## start Given entries
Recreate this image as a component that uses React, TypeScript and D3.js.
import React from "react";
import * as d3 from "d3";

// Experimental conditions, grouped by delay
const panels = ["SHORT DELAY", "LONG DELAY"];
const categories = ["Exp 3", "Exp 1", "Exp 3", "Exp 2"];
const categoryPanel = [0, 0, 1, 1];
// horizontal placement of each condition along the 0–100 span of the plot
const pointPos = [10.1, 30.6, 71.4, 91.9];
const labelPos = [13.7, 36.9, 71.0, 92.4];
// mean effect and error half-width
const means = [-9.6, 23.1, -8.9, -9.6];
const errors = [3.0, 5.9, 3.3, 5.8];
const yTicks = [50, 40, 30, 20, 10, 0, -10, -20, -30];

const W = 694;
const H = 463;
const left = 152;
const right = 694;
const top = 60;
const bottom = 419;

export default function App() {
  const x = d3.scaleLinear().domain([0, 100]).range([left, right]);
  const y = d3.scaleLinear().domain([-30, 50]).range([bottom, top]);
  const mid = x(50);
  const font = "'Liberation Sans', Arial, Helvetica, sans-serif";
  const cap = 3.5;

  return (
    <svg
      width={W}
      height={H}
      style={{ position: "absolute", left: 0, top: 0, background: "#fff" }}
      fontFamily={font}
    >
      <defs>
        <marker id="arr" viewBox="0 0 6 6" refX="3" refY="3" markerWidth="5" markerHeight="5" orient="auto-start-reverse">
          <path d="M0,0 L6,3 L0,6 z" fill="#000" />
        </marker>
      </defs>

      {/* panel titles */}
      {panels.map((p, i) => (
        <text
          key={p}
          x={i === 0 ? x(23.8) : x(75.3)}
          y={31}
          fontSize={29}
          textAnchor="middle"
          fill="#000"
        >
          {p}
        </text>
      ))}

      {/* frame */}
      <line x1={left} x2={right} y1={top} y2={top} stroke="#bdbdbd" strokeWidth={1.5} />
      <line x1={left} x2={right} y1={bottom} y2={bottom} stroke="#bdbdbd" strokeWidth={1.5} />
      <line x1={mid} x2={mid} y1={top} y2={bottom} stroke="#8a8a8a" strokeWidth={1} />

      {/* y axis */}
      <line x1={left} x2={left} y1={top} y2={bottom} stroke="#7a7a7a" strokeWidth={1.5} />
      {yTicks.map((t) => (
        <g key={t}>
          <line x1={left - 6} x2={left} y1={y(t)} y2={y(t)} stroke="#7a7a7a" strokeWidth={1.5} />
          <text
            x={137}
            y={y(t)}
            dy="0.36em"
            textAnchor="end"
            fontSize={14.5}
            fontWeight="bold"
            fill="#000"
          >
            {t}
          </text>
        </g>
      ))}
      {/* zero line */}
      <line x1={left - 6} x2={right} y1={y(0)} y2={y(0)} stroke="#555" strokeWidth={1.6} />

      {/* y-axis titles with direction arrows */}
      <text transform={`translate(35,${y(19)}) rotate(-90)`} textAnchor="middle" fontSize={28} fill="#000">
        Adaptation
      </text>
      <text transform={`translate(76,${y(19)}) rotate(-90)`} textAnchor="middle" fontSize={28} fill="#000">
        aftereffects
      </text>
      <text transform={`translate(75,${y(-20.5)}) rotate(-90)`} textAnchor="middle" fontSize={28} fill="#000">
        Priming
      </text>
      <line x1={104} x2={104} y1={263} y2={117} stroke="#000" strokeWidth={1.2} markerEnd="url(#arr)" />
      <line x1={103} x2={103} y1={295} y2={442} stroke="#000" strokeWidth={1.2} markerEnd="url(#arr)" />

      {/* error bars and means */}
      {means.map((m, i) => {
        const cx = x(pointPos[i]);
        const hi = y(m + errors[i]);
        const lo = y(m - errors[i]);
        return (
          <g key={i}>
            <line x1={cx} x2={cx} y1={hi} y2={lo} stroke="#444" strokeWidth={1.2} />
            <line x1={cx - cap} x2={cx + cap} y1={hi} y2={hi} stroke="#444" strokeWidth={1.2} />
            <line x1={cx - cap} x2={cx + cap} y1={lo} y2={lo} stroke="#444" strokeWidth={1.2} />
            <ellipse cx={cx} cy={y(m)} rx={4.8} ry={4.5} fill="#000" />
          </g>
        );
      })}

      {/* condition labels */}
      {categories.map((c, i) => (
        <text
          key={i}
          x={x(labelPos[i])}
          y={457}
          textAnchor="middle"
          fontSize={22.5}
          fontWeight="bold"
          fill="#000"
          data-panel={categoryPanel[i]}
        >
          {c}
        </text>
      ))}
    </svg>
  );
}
## end Given entries
## start Given entries
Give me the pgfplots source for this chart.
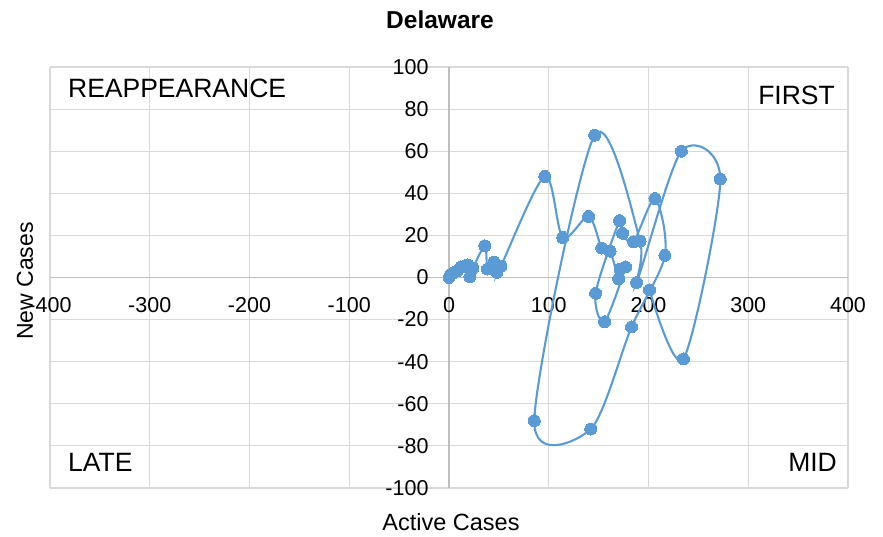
## end Given entries
What is expected:
Show every line from the entries above in which the word "this" appears.

Output of the task:
Recreate this image as a component that uses React, TypeScript and D3.js.
Give me the pgfplots source for this chart.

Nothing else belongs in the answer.